Look at the data below and print exactly the lines from its first line through the line with "const dividerTop = 4.165"; the pictures stay out of the copy.

_DATA ROWS_
** Begin **

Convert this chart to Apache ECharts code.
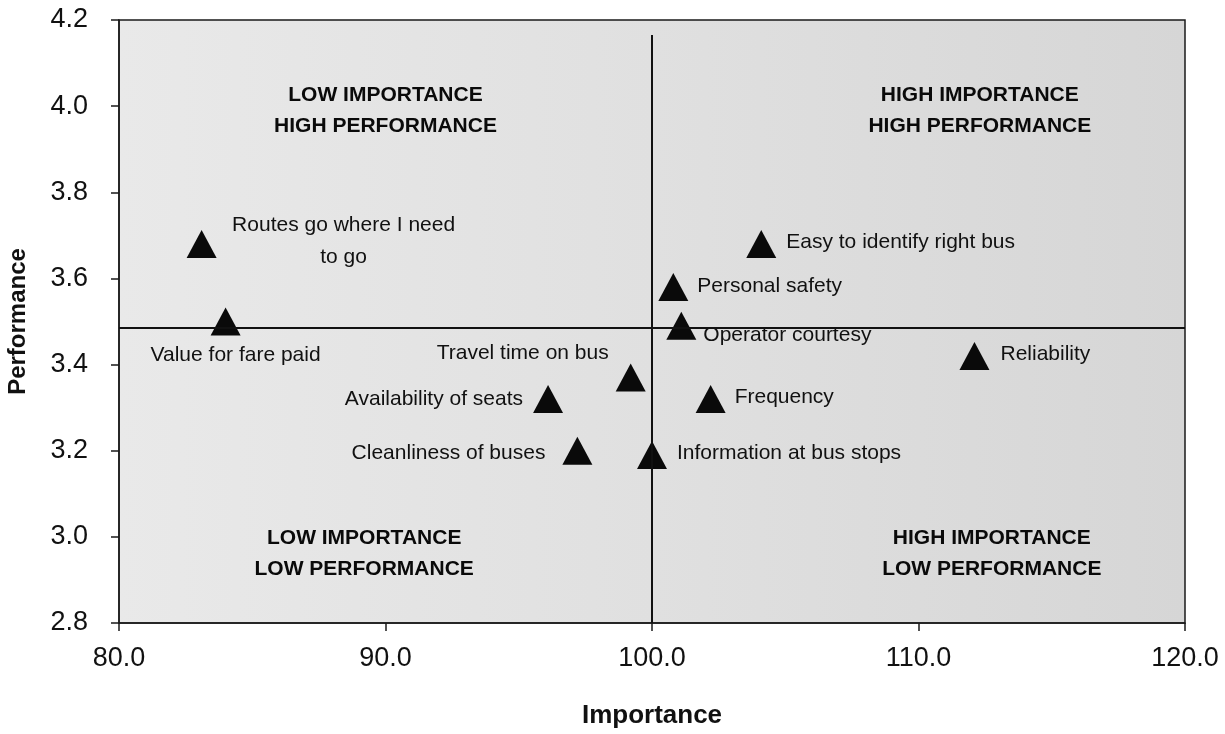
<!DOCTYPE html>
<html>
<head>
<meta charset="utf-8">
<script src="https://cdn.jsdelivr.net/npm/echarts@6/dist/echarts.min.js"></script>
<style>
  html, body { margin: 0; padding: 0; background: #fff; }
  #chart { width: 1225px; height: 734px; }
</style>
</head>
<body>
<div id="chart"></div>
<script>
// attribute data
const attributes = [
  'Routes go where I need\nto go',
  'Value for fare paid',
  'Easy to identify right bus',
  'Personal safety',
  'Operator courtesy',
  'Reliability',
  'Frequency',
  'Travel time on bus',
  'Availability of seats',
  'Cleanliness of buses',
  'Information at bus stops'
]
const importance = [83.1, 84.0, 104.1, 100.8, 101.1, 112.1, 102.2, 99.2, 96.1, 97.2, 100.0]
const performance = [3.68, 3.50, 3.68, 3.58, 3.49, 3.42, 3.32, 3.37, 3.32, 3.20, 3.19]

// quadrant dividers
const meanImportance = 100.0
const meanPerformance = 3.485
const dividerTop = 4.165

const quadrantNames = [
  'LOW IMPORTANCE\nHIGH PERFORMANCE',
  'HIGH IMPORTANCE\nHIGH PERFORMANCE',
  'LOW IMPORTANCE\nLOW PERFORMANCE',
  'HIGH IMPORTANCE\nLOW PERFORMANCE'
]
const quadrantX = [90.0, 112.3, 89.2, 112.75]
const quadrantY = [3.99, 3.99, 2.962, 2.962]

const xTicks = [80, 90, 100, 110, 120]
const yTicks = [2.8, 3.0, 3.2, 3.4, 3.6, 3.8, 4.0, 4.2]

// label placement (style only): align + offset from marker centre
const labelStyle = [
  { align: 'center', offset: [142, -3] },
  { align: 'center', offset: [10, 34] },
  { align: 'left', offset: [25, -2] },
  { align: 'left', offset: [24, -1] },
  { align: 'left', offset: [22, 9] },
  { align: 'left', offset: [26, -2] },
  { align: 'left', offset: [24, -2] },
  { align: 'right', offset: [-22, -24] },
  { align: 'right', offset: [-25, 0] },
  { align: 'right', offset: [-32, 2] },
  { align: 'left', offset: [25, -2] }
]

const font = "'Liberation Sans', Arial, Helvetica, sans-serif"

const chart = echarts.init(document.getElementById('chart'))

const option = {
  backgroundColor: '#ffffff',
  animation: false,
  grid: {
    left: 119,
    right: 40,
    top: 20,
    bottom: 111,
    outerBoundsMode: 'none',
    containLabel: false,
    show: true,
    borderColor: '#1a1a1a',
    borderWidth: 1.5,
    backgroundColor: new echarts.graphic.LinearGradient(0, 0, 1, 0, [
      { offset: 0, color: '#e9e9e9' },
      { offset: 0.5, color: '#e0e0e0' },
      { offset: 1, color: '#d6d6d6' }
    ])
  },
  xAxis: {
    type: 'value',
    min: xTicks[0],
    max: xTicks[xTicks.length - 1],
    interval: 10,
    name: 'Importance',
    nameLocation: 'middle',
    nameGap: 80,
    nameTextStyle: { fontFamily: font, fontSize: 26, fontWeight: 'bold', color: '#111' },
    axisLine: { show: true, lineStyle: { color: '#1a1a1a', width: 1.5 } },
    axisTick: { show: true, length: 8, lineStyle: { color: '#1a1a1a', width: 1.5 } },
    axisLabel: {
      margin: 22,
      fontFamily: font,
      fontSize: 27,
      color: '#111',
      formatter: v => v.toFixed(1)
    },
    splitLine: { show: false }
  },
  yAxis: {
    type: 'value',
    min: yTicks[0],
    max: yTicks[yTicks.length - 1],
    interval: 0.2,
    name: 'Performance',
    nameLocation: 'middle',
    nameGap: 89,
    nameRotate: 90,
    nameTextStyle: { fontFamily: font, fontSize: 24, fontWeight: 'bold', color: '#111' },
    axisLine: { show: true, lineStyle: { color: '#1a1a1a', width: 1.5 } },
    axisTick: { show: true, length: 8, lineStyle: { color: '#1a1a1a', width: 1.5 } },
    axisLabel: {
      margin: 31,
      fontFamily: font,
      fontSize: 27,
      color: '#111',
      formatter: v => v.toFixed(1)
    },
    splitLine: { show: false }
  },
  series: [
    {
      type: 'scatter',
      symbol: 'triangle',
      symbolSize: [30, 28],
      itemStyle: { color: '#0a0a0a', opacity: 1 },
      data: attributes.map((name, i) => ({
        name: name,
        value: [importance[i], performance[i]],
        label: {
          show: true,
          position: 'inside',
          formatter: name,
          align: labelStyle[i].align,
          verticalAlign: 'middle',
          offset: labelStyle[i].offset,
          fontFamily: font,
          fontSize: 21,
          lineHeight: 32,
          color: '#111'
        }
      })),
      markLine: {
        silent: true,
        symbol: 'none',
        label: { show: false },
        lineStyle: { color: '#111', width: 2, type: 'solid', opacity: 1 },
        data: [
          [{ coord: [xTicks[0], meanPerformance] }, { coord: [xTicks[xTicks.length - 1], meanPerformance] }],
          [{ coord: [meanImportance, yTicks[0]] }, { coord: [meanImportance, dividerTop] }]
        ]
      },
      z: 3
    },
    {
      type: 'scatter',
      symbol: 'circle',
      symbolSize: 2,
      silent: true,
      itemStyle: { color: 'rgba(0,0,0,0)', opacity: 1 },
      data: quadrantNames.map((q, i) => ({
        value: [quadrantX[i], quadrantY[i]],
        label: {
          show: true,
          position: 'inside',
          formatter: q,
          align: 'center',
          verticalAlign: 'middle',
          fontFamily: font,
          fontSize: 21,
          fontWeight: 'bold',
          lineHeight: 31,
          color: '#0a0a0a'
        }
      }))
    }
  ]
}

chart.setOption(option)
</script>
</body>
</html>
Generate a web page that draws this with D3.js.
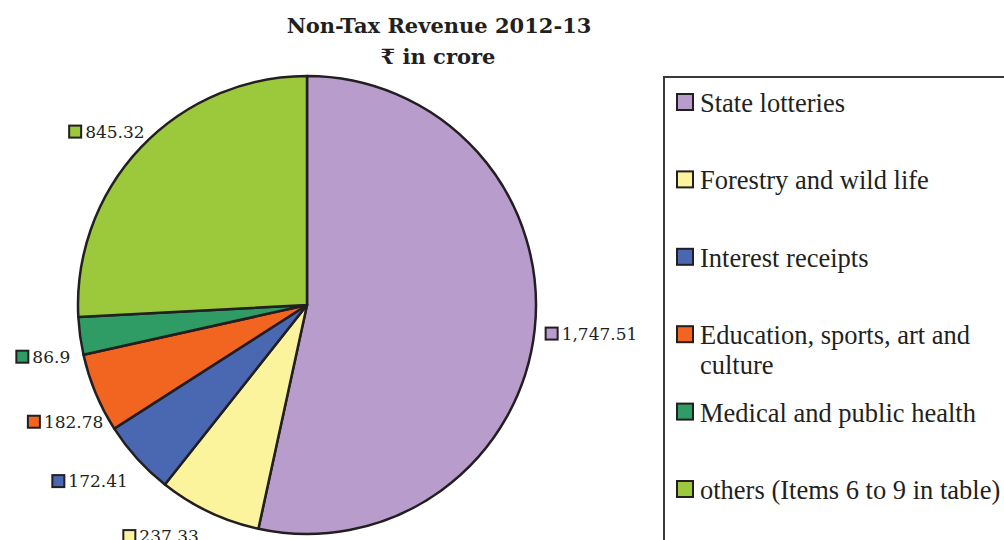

** End **

_CORRECT ANSWER_
Convert this chart to Apache ECharts code.
<!DOCTYPE html>
<html>
<head>
<meta charset="utf-8">
<script src="https://cdn.jsdelivr.net/npm/echarts@6/dist/echarts.min.js"></script>
<style>
  html, body { margin: 0; padding: 0; background: #fff; }
  #chart { width: 1225px; height: 734px; }
</style>
</head>
<body>
<div id="chart"></div>
<script>
// attribute data
const attributes = [
  'Routes go where I need\nto go',
  'Value for fare paid',
  'Easy to identify right bus',
  'Personal safety',
  'Operator courtesy',
  'Reliability',
  'Frequency',
  'Travel time on bus',
  'Availability of seats',
  'Cleanliness of buses',
  'Information at bus stops'
]
const importance = [83.1, 84.0, 104.1, 100.8, 101.1, 112.1, 102.2, 99.2, 96.1, 97.2, 100.0]
const performance = [3.68, 3.50, 3.68, 3.58, 3.49, 3.42, 3.32, 3.37, 3.32, 3.20, 3.19]

// quadrant dividers
const meanImportance = 100.0
const meanPerformance = 3.485
const dividerTop = 4.165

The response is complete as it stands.